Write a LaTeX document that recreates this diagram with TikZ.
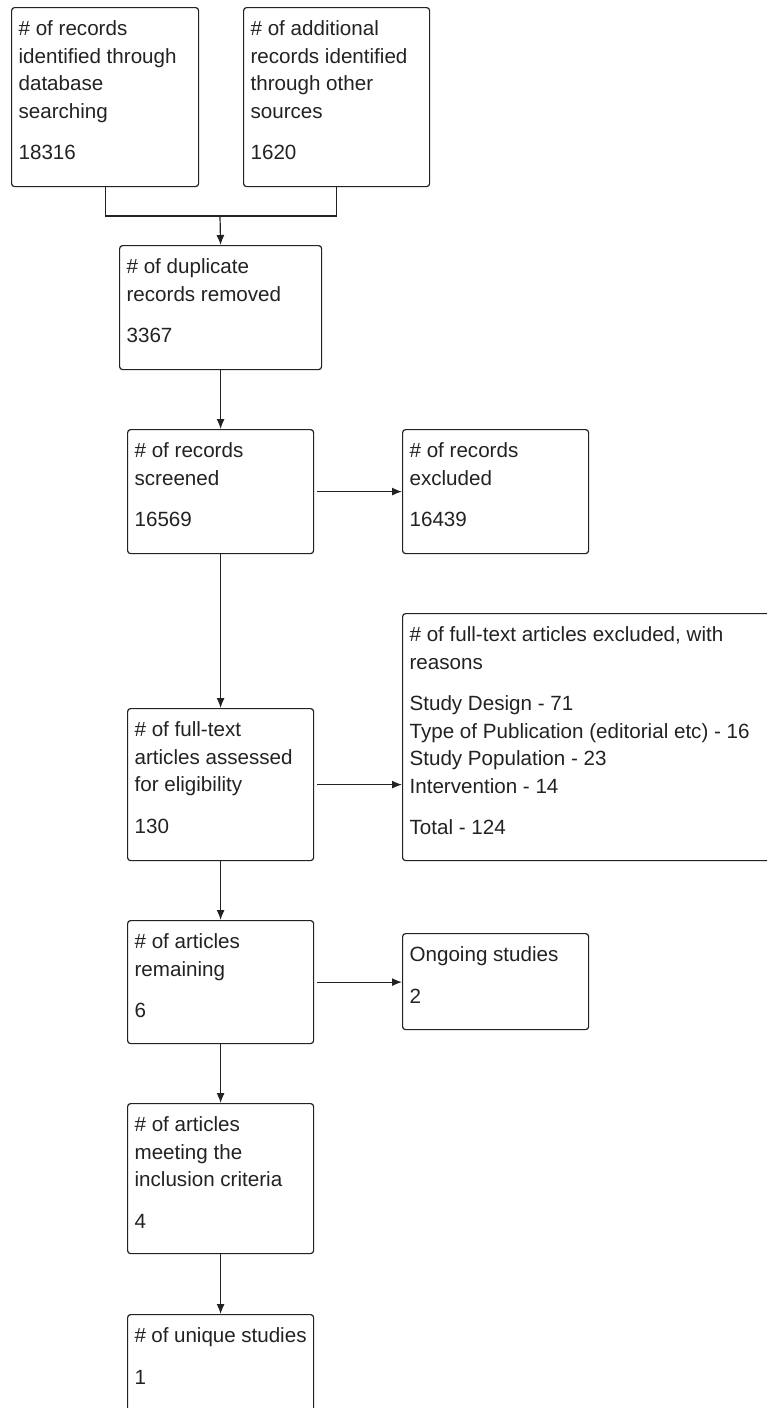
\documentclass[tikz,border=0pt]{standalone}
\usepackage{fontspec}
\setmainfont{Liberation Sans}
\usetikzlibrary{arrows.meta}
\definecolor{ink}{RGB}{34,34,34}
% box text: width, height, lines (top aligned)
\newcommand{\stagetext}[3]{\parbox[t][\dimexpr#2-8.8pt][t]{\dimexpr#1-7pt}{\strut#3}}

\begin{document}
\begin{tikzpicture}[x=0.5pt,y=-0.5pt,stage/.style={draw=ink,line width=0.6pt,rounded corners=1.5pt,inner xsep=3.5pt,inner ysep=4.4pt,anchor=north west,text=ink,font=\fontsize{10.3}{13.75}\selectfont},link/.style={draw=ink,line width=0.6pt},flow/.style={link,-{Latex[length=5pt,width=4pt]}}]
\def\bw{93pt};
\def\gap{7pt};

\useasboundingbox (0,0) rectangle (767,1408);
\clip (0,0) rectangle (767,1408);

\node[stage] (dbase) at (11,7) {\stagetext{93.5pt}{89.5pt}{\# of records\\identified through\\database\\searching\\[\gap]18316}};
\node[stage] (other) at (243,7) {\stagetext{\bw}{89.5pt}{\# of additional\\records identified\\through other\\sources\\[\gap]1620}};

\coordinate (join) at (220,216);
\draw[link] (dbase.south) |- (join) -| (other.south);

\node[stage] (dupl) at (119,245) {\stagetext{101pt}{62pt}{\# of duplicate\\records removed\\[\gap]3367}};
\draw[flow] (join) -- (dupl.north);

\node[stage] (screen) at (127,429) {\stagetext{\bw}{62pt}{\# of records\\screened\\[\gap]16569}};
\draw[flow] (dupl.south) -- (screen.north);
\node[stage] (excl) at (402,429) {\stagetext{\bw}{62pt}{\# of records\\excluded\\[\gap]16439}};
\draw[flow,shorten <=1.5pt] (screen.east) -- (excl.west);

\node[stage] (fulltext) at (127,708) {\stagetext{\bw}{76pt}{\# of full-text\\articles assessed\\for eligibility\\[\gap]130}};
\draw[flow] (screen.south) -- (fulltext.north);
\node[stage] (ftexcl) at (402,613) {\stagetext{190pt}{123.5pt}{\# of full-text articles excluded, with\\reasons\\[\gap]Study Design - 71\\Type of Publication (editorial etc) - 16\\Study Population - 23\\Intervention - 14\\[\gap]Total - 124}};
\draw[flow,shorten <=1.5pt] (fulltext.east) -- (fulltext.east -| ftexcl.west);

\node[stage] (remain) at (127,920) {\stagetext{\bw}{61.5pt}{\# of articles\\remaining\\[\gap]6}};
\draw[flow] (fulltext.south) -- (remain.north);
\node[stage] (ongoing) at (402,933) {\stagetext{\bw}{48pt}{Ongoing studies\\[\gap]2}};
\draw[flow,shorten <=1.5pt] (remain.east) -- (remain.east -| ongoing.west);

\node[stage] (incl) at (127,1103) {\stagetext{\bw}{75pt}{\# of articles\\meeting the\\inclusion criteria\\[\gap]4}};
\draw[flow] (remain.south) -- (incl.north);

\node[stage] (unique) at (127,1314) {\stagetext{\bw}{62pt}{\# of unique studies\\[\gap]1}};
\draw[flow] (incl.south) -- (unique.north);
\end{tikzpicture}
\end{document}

⁂

=== Task to complete ===
Copy the data character for character, but drop all pictures from the copy.

=== Reply to the task ===
Write a LaTeX document that recreates this diagram with TikZ.
\documentclass[tikz,border=0pt]{standalone}
\usepackage{fontspec}
\setmainfont{Liberation Sans}
\usetikzlibrary{arrows.meta}
\definecolor{ink}{RGB}{34,34,34}
% box text: width, height, lines (top aligned)
\newcommand{\stagetext}[3]{\parbox[t][\dimexpr#2-8.8pt][t]{\dimexpr#1-7pt}{\strut#3}}

\begin{document}
\begin{tikzpicture}[x=0.5pt,y=-0.5pt,stage/.style={draw=ink,line width=0.6pt,rounded corners=1.5pt,inner xsep=3.5pt,inner ysep=4.4pt,anchor=north west,text=ink,font=\fontsize{10.3}{13.75}\selectfont},link/.style={draw=ink,line width=0.6pt},flow/.style={link,-{Latex[length=5pt,width=4pt]}}]
\def\bw{93pt};
\def\gap{7pt};

\useasboundingbox (0,0) rectangle (767,1408);
\clip (0,0) rectangle (767,1408);

\node[stage] (dbase) at (11,7) {\stagetext{93.5pt}{89.5pt}{\# of records\\identified through\\database\\searching\\[\gap]18316}};
\node[stage] (other) at (243,7) {\stagetext{\bw}{89.5pt}{\# of additional\\records identified\\through other\\sources\\[\gap]1620}};

\coordinate (join) at (220,216);
\draw[link] (dbase.south) |- (join) -| (other.south);

\node[stage] (dupl) at (119,245) {\stagetext{101pt}{62pt}{\# of duplicate\\records removed\\[\gap]3367}};
\draw[flow] (join) -- (dupl.north);

\node[stage] (screen) at (127,429) {\stagetext{\bw}{62pt}{\# of records\\screened\\[\gap]16569}};
\draw[flow] (dupl.south) -- (screen.north);
\node[stage] (excl) at (402,429) {\stagetext{\bw}{62pt}{\# of records\\excluded\\[\gap]16439}};
\draw[flow,shorten <=1.5pt] (screen.east) -- (excl.west);

\node[stage] (fulltext) at (127,708) {\stagetext{\bw}{76pt}{\# of full-text\\articles assessed\\for eligibility\\[\gap]130}};
\draw[flow] (screen.south) -- (fulltext.north);
\node[stage] (ftexcl) at (402,613) {\stagetext{190pt}{123.5pt}{\# of full-text articles excluded, with\\reasons\\[\gap]Study Design - 71\\Type of Publication (editorial etc) - 16\\Study Population - 23\\Intervention - 14\\[\gap]Total - 124}};
\draw[flow,shorten <=1.5pt] (fulltext.east) -- (fulltext.east -| ftexcl.west);

\node[stage] (remain) at (127,920) {\stagetext{\bw}{61.5pt}{\# of articles\\remaining\\[\gap]6}};
\draw[flow] (fulltext.south) -- (remain.north);
\node[stage] (ongoing) at (402,933) {\stagetext{\bw}{48pt}{Ongoing studies\\[\gap]2}};
\draw[flow,shorten <=1.5pt] (remain.east) -- (remain.east -| ongoing.west);

\node[stage] (incl) at (127,1103) {\stagetext{\bw}{75pt}{\# of articles\\meeting the\\inclusion criteria\\[\gap]4}};
\draw[flow] (remain.south) -- (incl.north);

\node[stage] (unique) at (127,1314) {\stagetext{\bw}{62pt}{\# of unique studies\\[\gap]1}};
\draw[flow] (incl.south) -- (unique.north);
\end{tikzpicture}
\end{document}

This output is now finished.